The other major feature change is the lack of any 3G connectivity. Wi-Fi is great for use around the home and some Internet cafes but free wireless is far from ubiquitous in the UK.
The main non-reading feature you might want to use is the 'experimental' browser. This isn't the super-duper cloud-accelerated browser that the Kindle Fire tablet will use, but basic HTML software that tries its best to show hi-tech websites on the Kindle's low-res display.
The effect is similar to that of putting your favourite sites through a potato masher and then trying to reconstitute them on the other end. Text loses formatting and sizing, images float all over the place and columns and tables get painfully stretched out. Unlike mashed potato, however, this browser is not helped by the liberal application of tomato ketchup.
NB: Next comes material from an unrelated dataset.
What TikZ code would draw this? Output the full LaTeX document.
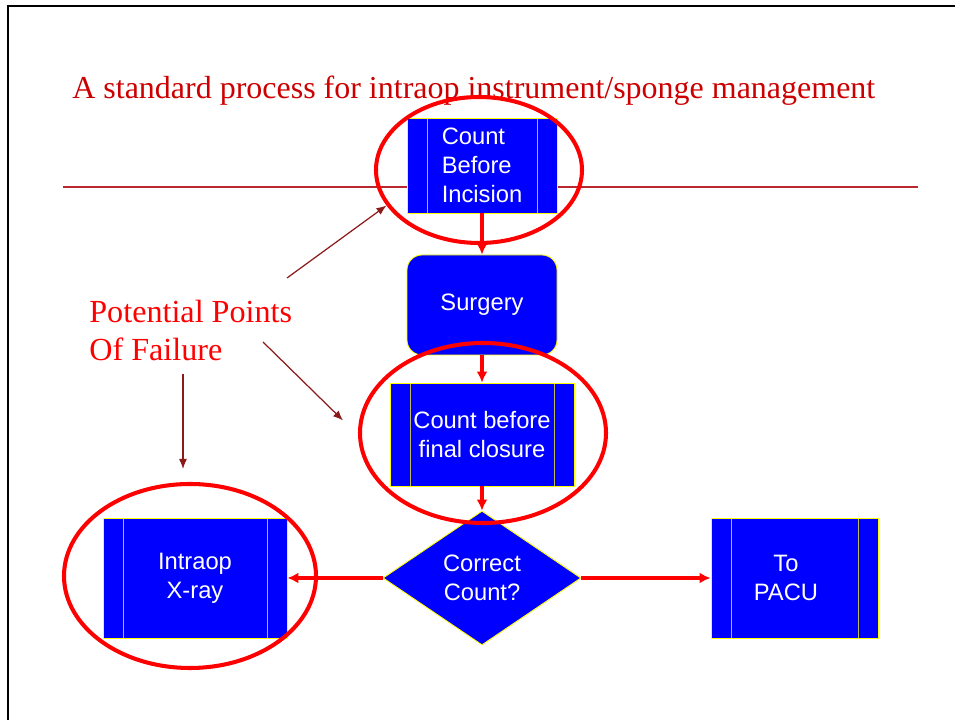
\documentclass[tikz,border=0pt]{standalone}
\usepackage{fontspec}
\setmainfont{Liberation Serif}
\setsansfont{Liberation Sans}
\usetikzlibrary{shapes.geometric, arrows.meta}

\definecolor{boxblue}{HTML}{0000FF}
\definecolor{boxedge}{HTML}{FFFF00}
\definecolor{boxrule}{HTML}{BDBD5A}
\definecolor{flowred}{HTML}{FF0000}
\definecolor{titlered}{HTML}{CC0000}
\definecolor{rulered}{HTML}{B8282E}
\definecolor{pointred}{HTML}{8B1A1A}

\begin{document}
\begin{tikzpicture}[
    boxtext/.style={text=white, font=\sffamily\fontsize{13.5}{16.5}\selectfont, align=center, inner sep=0pt},
    procbox/.style={boxtext, draw=boxedge, fill=boxblue, line width=0.5pt,
        path picture={
            \draw[boxrule, line width=0.5pt] ([xshift=0.4cm]path picture bounding box.north west) -- ([xshift=0.4cm]path picture bounding box.south west);
            \draw[boxrule, line width=0.5pt] ([xshift=-0.4cm]path picture bounding box.north east) -- ([xshift=-0.4cm]path picture bounding box.south east);
        }},
    roundbox/.style={boxtext, draw=boxedge, fill=boxblue, line width=0.5pt, rounded corners=0.3cm},
    decision/.style={boxtext, diamond, draw=boxedge, fill=boxblue, line width=0.5pt, aspect=1.48},
    ring/.style={ellipse, draw=flowred, line width=2.3pt, inner sep=0pt},
    flow/.style={draw=flowred, line width=2pt, -{Latex[length=0.22cm, width=0.22cm]}},
    pointer/.style={draw=pointred, line width=0.7pt, -{Latex[length=0.2cm, width=0.16cm]}},
    headtext/.style={text=titlered, font=\fontsize{18.2}{21.6}\selectfont, inner sep=0pt},
    notetext/.style={text=flowred, font=\fontsize{18.3}{21.6}\selectfont, inner sep=0pt, align=left}
]
\useasboundingbox (0,0) rectangle (19.1,14.4);

\draw[line width=1.1pt] (0.16,0) -- (0.16,14.28) -- (19.1,14.28); % Slide frame
\draw[rulered, line width=0.8pt] (1.26,10.66) -- (18.36,10.66); % Title rule

\node[headtext, anchor=base west] (title) at (1.44,12.42) {A standard process for intraop instrument/sponge management};

% Process steps
\node[procbox, minimum width=3cm, minimum height=1.9cm, align=left] (incision) at (9.64,11.09) {Count\\Before\\Incision};
\node[roundbox, minimum width=3cm, minimum height=2cm] (surgery) at (9.64,8.3) {Surgery};
\node[procbox, minimum width=3.68cm, minimum height=2.06cm] (closure) at (9.64,5.71) {Count before\\final closure};
\node[decision, minimum width=3.96cm, minimum height=2.68cm] (check) at (9.64,2.84) {Correct\\Count?};
\node[procbox, minimum width=3.68cm, minimum height=2.4cm] (xray) at (3.9,2.84) {Intraop\\X-ray};
\node[procbox, minimum width=3.34cm, minimum height=2.4cm,
    label={[boxtext, xshift=-0.17cm]center:To\\PACU}] (pacu) at (15.89,2.84) {};

\draw[flow] (incision) -- (surgery);
\draw[flow] (surgery) -- (closure);
\draw[flow] (closure) -- (check);
\draw[flow] (check) -- (xray);
\draw[flow] (check) -- (pacu);

% Failure points
\node[ring, minimum width=4.12cm, minimum height=2.92cm] (ring1) at (9.58,11.0) {};
\node[ring, minimum width=4.92cm, minimum height=3.6cm] (ring2) at (9.66,5.74) {};
\node[ring, minimum width=5.04cm, minimum height=3.68cm] (ring3) at (3.8,2.88) {};

\node[notetext, anchor=north west] (failure) at (1.78,8.41) {Potential Points\\Of Failure};

\coordinate (p1) at (5.74,8.84);
\coordinate (p2) at (5.26,7.56);
\coordinate (p3) at (3.66,6.92);
\draw[pointer] (p1) -- (ring1.201);
\draw[pointer, shorten >=0.42cm] (p2) -- (ring2.181);
\draw[pointer, shorten >=0.26cm] (p3) -- (p3 |- ring3.north);
\end{tikzpicture}
\end{document}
When a page first loads, you can move around a window to choose an area to zoom into. This was the only time during our tests that the Kindle showed any sluggishness or lag. Overall, the browser is usable -- just -- but almost any other wireless gadget you have at home is likely to do a better job of surfing the Net. Frankly, without a 3G link, it's hard to see the point of the browser.
British Kindlers lose out again when it comes to other exciting extras. American users get Kindle Active Content: free mini-apps and games, such as poker and Scrabble knock-offs, to while away minutes between newspapers and books. Many can also borrow ebooks for free from over 11,000 public libraries in the US. We tested this feature in Seattle and managed to download a book, for a three-week loan, in a matter of minutes.
Amazon claims the new Kindle has a battery life of around a month. While we haven't had the Kindle long enough to verify this, we had no difficulties with the battery during our test.
The new Amazon Kindle is light, nimble and amazing value for money. No other device can touch it when it comes to the simplicity of buying and reading books. The gains in portability make up for losing the keyboard, especially as the larger Qwerty Kindles are still available.
British book-lovers should feel rightfully miffed at Amazon's tardiness in providing the little extras that would have made the Kindle an absolute must-have, though -- free Wi-Fi hotspots, free mini-apps and Special Offers support. Bolt these on and the new Kindle would be right in line for our coveted five-star Editors' Choice award.